I guess I'm looking for opinions on whether a dwarf puffer could cohabitate with a pair of checkerboard cichlids in a 30 long (which includes some tetras, glowlight danios and a couple of cories).

The puffer is trained to eat frozen food from a pipette and also eats snails so he's always rotund looking and never bothers the other fish. 

The tank is heavily planted, rocks etc etc. 

It's just a thought but decided it could be interesting to know what others think. 

Cheers!


----------



## FlyingHellFish (Mar 7, 2011)

Depends on the puffer and what food source it's used to. I keep my puffers fat and they leave everything alone, including cherry shrimps. 

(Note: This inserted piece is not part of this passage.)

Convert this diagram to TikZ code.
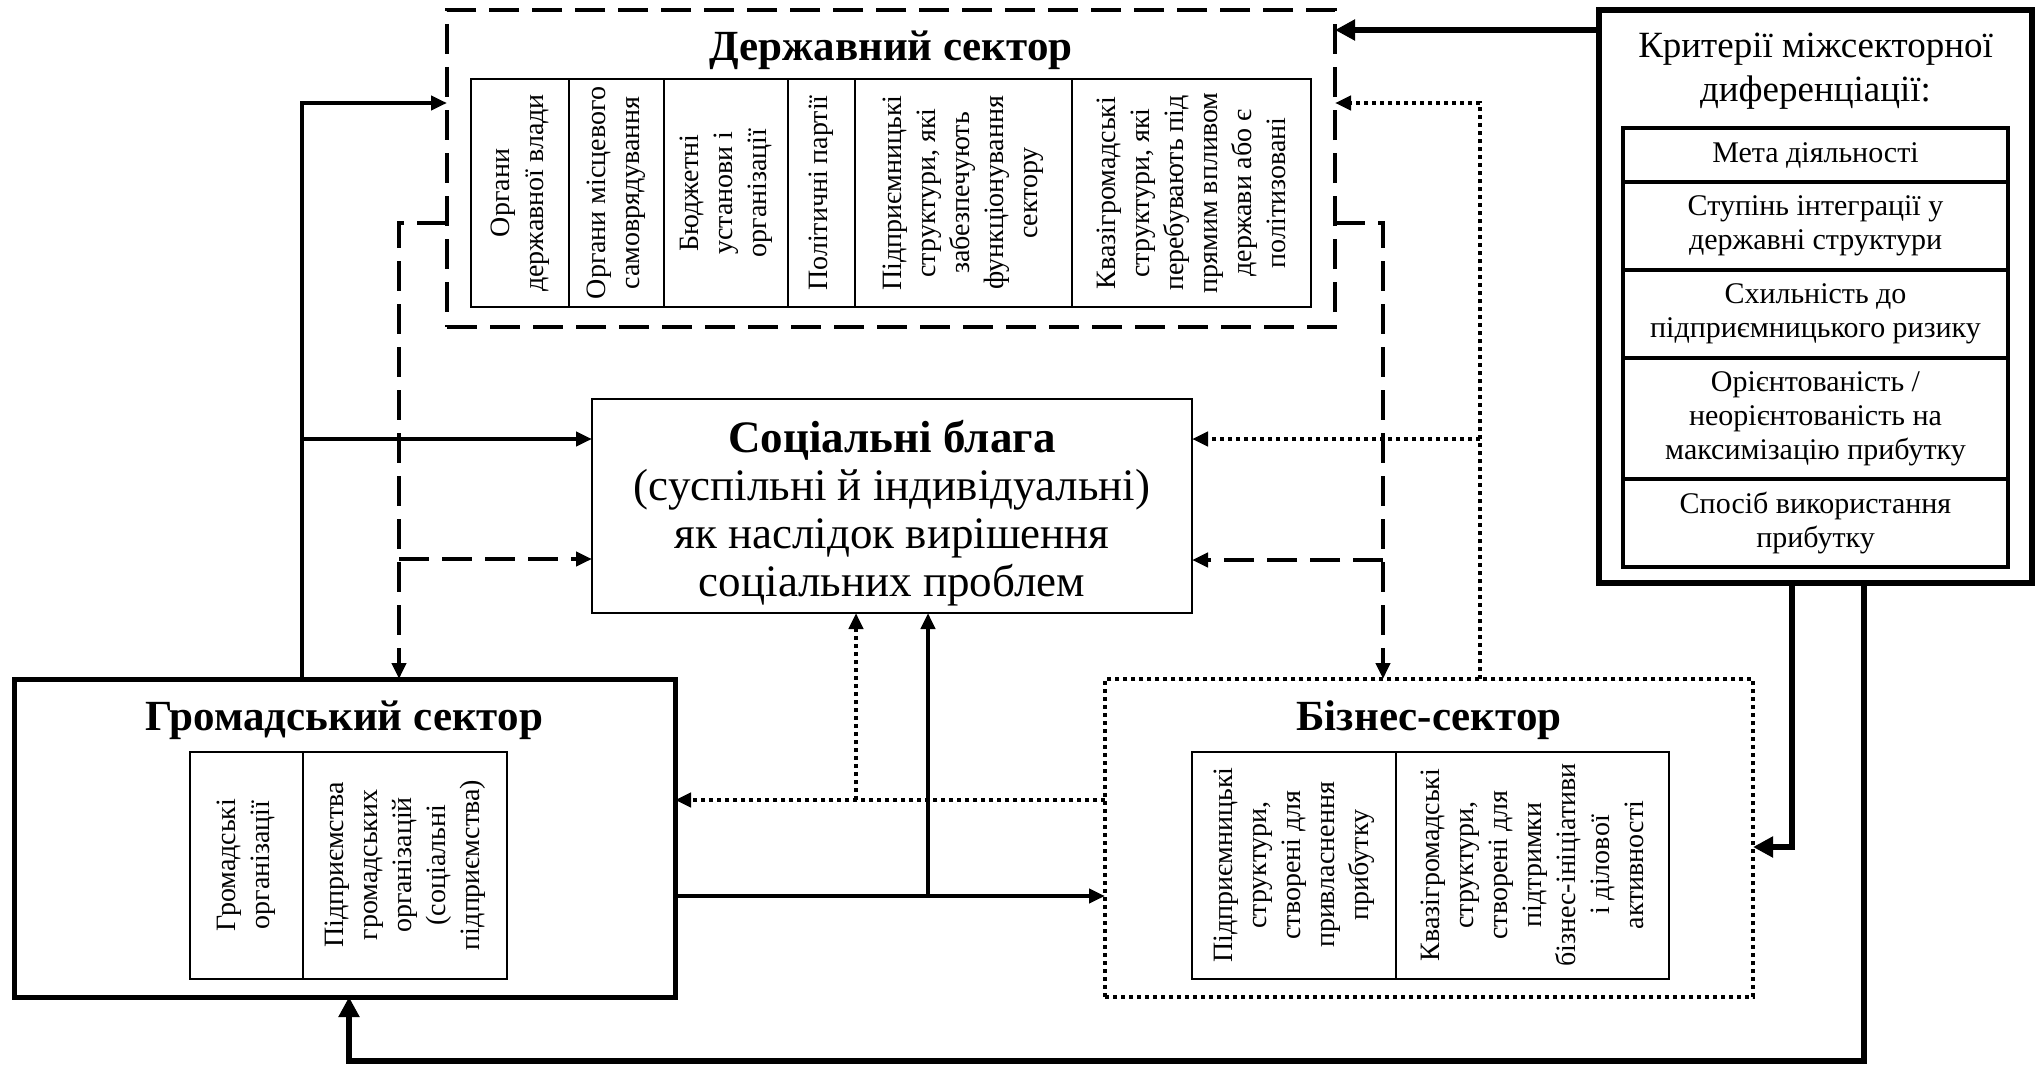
\documentclass[tikz,border=0pt]{standalone}
\usepackage{fontspec}
\setmainfont{Liberation Serif}
\usetikzlibrary{arrows.meta}
\begin{document}
\begin{tikzpicture}[x=1pt,y=-1pt,
  thinbox/.style={draw, line width=2pt, inner sep=0pt, outer sep=0pt},
  boxnode/.style={inner sep=0pt, outer sep=0pt},
  solidln/.style={line width=4pt},
  thickln/.style={line width=6pt},
  dashln/.style={line width=4pt, dash pattern=on 30pt off 13pt},
  dotln/.style={line width=4pt, dash pattern=on 4pt off 4pt},
  arr/.style={-{Triangle[length=16pt,width=14pt]}},
  bigarr/.style={-{Triangle[length=20pt,width=20pt]}},
  ttl/.style={font=\fontsize{43}{48}\selectfont\bfseries, inner sep=0pt},
  rot/.style={rotate=90, align=center, font=\fontsize{28}{34}\selectfont, inner sep=0pt},
  crow/.style={align=center, font=\fontsize{30}{34}\selectfont, inner sep=0pt},
]
\useasboundingbox (0,0) rectangle (2040,1065);

% ---------- boxes ----------
\node[boxnode, draw, dashln, minimum width=888pt, minimum height=317pt] (gov) at (891,168.5) {};
\node[thinbox, minimum width=840pt, minimum height=228pt] (govtab) at (891,193) {};
\foreach \x in {569,664,788,855,1072} \draw[line width=2pt] (\x,79) -- (\x,307);

\node[thinbox, minimum width=600pt, minimum height=214pt] (soc) at (892,506) {};

\node[boxnode, draw, line width=5pt, minimum width=661pt, minimum height=318pt] (civ) at (344.5,838) {};
\node[thinbox, minimum width=317pt, minimum height=227pt] (civtab) at (348.5,865.5) {};
\draw[line width=2pt] (303,752) -- (303,979);

\node[boxnode, draw, dotln, minimum width=648pt, minimum height=318pt] (bus) at (1429,838) {};
\node[thinbox, line width=2.5pt, minimum width=477pt, minimum height=227pt] (bustab) at (1430.5,865.5) {};
\draw[line width=2.5pt] (1396,752) -- (1396,979);

\node[boxnode, draw, line width=6pt, minimum width=433pt, minimum height=573pt] (crit) at (1815.5,296.5) {};
\node[boxnode, draw, line width=4.5pt, minimum width=385pt, minimum height=439pt] (crittab) at (1815.5,347.5) {};
\foreach \y in {182,270,358,479} \draw[line width=4.5pt] (1623,\y) -- (2008,\y);

% ---------- titles ----------
\node[ttl] (govt) at (891,50) {Державний сектор};
\node[ttl] (civt) at (344,720) {Громадський сектор};
\node[ttl] (bust) at (1429,720) {Бізнес-сектор};
\node[align=center, font=\fontsize{37}{44}\selectfont, inner sep=0pt] (critt) at (1815.5,71) {Критерії міжсекторної\\диференціації:};
\node[align=center, font=\fontsize{45}{48}\selectfont, inner sep=0pt] (soct) at (892,513) {\textbf{Соціальні блага}\\(суспільні й індивідуальні)\\як наслідок вирішення\\соціальних проблем};

% ---------- table texts ----------
\node[rot] (g1) at (520,193) {Органи\\державної влади};
\node[rot] (g2) at (616.5,193) {Органи місцевого\\самоврядування};
\node[rot] (g3) at (726,193) {Бюджетні\\установи і\\організації};
\node[rot] (g4) at (821.5,193) {Політичні партії};
\node[rot] (g5) at (963.5,193) {Підприємницькі\\структури, які\\забезпечують\\функціонування\\сектору};
\node[rot] (g6) at (1191.5,193) {Квазігромадські\\структури, які\\перебувають під\\прямим впливом\\держави або є\\політизовані};

\node[rot] (c1) at (246.5,865) {Громадські\\організації};
\node[rot] (c2) at (405,865) {Підприємства\\громадських\\організацій\\(соціальні\\підприємства)};

\node[rot] (b1) at (1294,865) {Підприємницькі\\структури,\\створені для\\привласнення\\прибутку};
\node[rot] (b2) at (1532.5,865) {Квазігромадські\\структури,\\створені для\\підтримки\\бізнес-ініціативи\\і ділової\\активності};

\node[crow] (k1) at (1815.5,155) {Мета діяльності};
\node[crow] (k2) at (1815.5,226) {Ступінь інтеграції у\\державні структури};
\node[crow] (k3) at (1815.5,314) {Схильність до\\підприємницького ризику};
\node[crow] (k4) at (1815.5,418.5) {Орієнтованість /\\неорієнтованість на\\максимізацію прибутку};
\node[crow] (k5) at (1815.5,523) {Спосіб використання\\прибутку};

% ---------- helper coordinates ----------
\coordinate (tA) at (1000,30);
\coordinate (lv) at (302,103);
\coordinate (ls) at (302,439);
\coordinate (ld) at (399,223);
\coordinate (ldb) at (399,559);
\coordinate (rd) at (1383,223);
\coordinate (rdb) at (1383,560);
\coordinate (rv) at (1480,103);
\coordinate (rvb) at (1480,439);
\coordinate (bd) at (856,800);
\coordinate (bs) at (928,896);
\coordinate (ta) at (1792,847);
\coordinate (tb) at (1864,1061);
\coordinate (tbl) at (349,1061);

% ---------- connectors ----------
\draw[thickln, bigarr] (crit.west |- tA) -- (gov.east |- tA);
\draw[thickln, bigarr] (crit.south -| ta) -- (ta) -- (bus.east |- ta);
\draw[thickln, bigarr] (crit.south -| tb) -- (tb) -- (tbl) -- (civ.south -| tbl);

\draw[solidln, arr] (civ.north -| lv) -- (lv) -- (gov.west |- lv);
\draw[solidln, arr] (ls) -- (soc.west |- ls);

\draw[dashln, arr] (gov.west |- ld) -- (ld) -- (civ.north -| ld);
\draw[dashln, arr] (ldb) -- (soc.west |- ldb);
\draw[dashln, arr] (gov.east |- rd) -- (rd) -- (bus.north -| rd);
\draw[dashln, arr] (rdb) -- (soc.east |- rdb);

\draw[dotln, arr] (bus.north -| rv) -- (rv) -- (gov.east |- rv);
\draw[dotln, arr] (rvb) -- (soc.east |- rvb);
\draw[dotln, arr] (bus.west |- bd) -- (civ.east |- bd);
\draw[dotln, arr] (bd) -- (soc.south -| bd);

\draw[solidln, arr] (civ.east |- bs) -- (bus.west |- bs);
\draw[solidln, arr] (bs) -- (soc.south -| bs);
\end{tikzpicture}
\end{document}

The only time I see them aggressive is when one puffer invades the other's sleep area, interestingly enough, Ottos and cherry shrimps invoke no reaction.


----------



## Great Barrier Nano (Jan 9, 2015)

I think I follow a similar method to you; keep them fat and keep them happy! As I said he seems fine and I'm yet to see it bother anything other then the MTS.

I'm not going to rush into anything just yet, I'll see if his personality develops into that of a terror or stays as is. It's interesting that you can keep shrimp with yours though, I presumed that would be a no-go.


----------